§ **SUPPLIED MATERIAL**:
● ● ● ● ●

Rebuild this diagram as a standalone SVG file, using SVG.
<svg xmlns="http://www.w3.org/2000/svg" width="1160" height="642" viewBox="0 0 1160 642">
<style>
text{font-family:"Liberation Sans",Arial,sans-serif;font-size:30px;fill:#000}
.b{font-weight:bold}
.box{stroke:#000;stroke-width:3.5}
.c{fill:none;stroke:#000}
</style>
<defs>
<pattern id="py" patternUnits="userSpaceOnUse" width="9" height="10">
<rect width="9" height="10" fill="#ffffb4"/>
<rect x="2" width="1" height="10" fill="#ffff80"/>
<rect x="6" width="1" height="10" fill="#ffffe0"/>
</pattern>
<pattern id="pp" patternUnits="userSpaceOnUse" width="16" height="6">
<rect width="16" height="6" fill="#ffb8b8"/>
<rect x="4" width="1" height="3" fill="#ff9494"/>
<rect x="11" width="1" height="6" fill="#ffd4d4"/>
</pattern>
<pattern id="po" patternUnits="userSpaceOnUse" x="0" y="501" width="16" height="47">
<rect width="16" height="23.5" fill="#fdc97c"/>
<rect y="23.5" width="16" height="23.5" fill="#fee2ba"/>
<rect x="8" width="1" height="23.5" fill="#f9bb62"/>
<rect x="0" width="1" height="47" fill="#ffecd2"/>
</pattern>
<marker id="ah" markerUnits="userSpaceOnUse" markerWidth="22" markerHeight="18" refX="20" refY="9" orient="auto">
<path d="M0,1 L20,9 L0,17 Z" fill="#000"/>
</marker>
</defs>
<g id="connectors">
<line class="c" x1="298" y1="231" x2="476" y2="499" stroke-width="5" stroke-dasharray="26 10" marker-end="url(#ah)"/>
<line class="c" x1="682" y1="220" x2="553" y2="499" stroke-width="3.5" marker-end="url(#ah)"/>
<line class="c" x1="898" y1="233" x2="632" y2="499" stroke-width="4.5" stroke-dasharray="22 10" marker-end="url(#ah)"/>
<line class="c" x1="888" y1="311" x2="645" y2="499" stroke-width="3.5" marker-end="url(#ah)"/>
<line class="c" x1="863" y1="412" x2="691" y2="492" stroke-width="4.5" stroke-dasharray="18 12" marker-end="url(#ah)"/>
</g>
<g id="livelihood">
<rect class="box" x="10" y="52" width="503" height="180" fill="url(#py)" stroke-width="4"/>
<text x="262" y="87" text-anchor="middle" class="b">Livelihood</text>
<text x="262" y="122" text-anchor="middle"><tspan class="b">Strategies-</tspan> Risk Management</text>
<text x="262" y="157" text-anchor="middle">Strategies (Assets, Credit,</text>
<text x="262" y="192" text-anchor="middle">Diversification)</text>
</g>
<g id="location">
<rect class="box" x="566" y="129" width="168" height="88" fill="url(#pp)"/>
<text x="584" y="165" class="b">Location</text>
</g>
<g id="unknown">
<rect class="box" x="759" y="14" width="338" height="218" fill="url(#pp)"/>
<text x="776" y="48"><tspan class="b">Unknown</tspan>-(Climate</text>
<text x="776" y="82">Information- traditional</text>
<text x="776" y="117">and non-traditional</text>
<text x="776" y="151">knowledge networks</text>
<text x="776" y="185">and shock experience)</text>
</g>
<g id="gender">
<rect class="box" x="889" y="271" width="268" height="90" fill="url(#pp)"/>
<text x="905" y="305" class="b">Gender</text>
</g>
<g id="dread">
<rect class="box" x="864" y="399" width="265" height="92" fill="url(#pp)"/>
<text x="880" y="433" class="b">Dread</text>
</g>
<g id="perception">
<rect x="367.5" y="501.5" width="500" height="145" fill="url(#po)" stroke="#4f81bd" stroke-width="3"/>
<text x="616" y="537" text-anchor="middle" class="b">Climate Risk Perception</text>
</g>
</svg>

● ● ● ● ●

§ **EXERCISE DETAILS**:
Print all of the data exactly as it was given.

§ **WRITTEN ANSWER**:
Rebuild this diagram as a standalone SVG file, using SVG.
<svg xmlns="http://www.w3.org/2000/svg" width="1160" height="642" viewBox="0 0 1160 642">
<style>
text{font-family:"Liberation Sans",Arial,sans-serif;font-size:30px;fill:#000}
.b{font-weight:bold}
.box{stroke:#000;stroke-width:3.5}
.c{fill:none;stroke:#000}
</style>
<defs>
<pattern id="py" patternUnits="userSpaceOnUse" width="9" height="10">
<rect width="9" height="10" fill="#ffffb4"/>
<rect x="2" width="1" height="10" fill="#ffff80"/>
<rect x="6" width="1" height="10" fill="#ffffe0"/>
</pattern>
<pattern id="pp" patternUnits="userSpaceOnUse" width="16" height="6">
<rect width="16" height="6" fill="#ffb8b8"/>
<rect x="4" width="1" height="3" fill="#ff9494"/>
<rect x="11" width="1" height="6" fill="#ffd4d4"/>
</pattern>
<pattern id="po" patternUnits="userSpaceOnUse" x="0" y="501" width="16" height="47">
<rect width="16" height="23.5" fill="#fdc97c"/>
<rect y="23.5" width="16" height="23.5" fill="#fee2ba"/>
<rect x="8" width="1" height="23.5" fill="#f9bb62"/>
<rect x="0" width="1" height="47" fill="#ffecd2"/>
</pattern>
<marker id="ah" markerUnits="userSpaceOnUse" markerWidth="22" markerHeight="18" refX="20" refY="9" orient="auto">
<path d="M0,1 L20,9 L0,17 Z" fill="#000"/>
</marker>
</defs>
<g id="connectors">
<line class="c" x1="298" y1="231" x2="476" y2="499" stroke-width="5" stroke-dasharray="26 10" marker-end="url(#ah)"/>
<line class="c" x1="682" y1="220" x2="553" y2="499" stroke-width="3.5" marker-end="url(#ah)"/>
<line class="c" x1="898" y1="233" x2="632" y2="499" stroke-width="4.5" stroke-dasharray="22 10" marker-end="url(#ah)"/>
<line class="c" x1="888" y1="311" x2="645" y2="499" stroke-width="3.5" marker-end="url(#ah)"/>
<line class="c" x1="863" y1="412" x2="691" y2="492" stroke-width="4.5" stroke-dasharray="18 12" marker-end="url(#ah)"/>
</g>
<g id="livelihood">
<rect class="box" x="10" y="52" width="503" height="180" fill="url(#py)" stroke-width="4"/>
<text x="262" y="87" text-anchor="middle" class="b">Livelihood</text>
<text x="262" y="122" text-anchor="middle"><tspan class="b">Strategies-</tspan> Risk Management</text>
<text x="262" y="157" text-anchor="middle">Strategies (Assets, Credit,</text>
<text x="262" y="192" text-anchor="middle">Diversification)</text>
</g>
<g id="location">
<rect class="box" x="566" y="129" width="168" height="88" fill="url(#pp)"/>
<text x="584" y="165" class="b">Location</text>
</g>
<g id="unknown">
<rect class="box" x="759" y="14" width="338" height="218" fill="url(#pp)"/>
<text x="776" y="48"><tspan class="b">Unknown</tspan>-(Climate</text>
<text x="776" y="82">Information- traditional</text>
<text x="776" y="117">and non-traditional</text>
<text x="776" y="151">knowledge networks</text>
<text x="776" y="185">and shock experience)</text>
</g>
<g id="gender">
<rect class="box" x="889" y="271" width="268" height="90" fill="url(#pp)"/>
<text x="905" y="305" class="b">Gender</text>
</g>
<g id="dread">
<rect class="box" x="864" y="399" width="265" height="92" fill="url(#pp)"/>
<text x="880" y="433" class="b">Dread</text>
</g>
<g id="perception">
<rect x="367.5" y="501.5" width="500" height="145" fill="url(#po)" stroke="#4f81bd" stroke-width="3"/>
<text x="616" y="537" text-anchor="middle" class="b">Climate Risk Perception</text>
</g>
</svg>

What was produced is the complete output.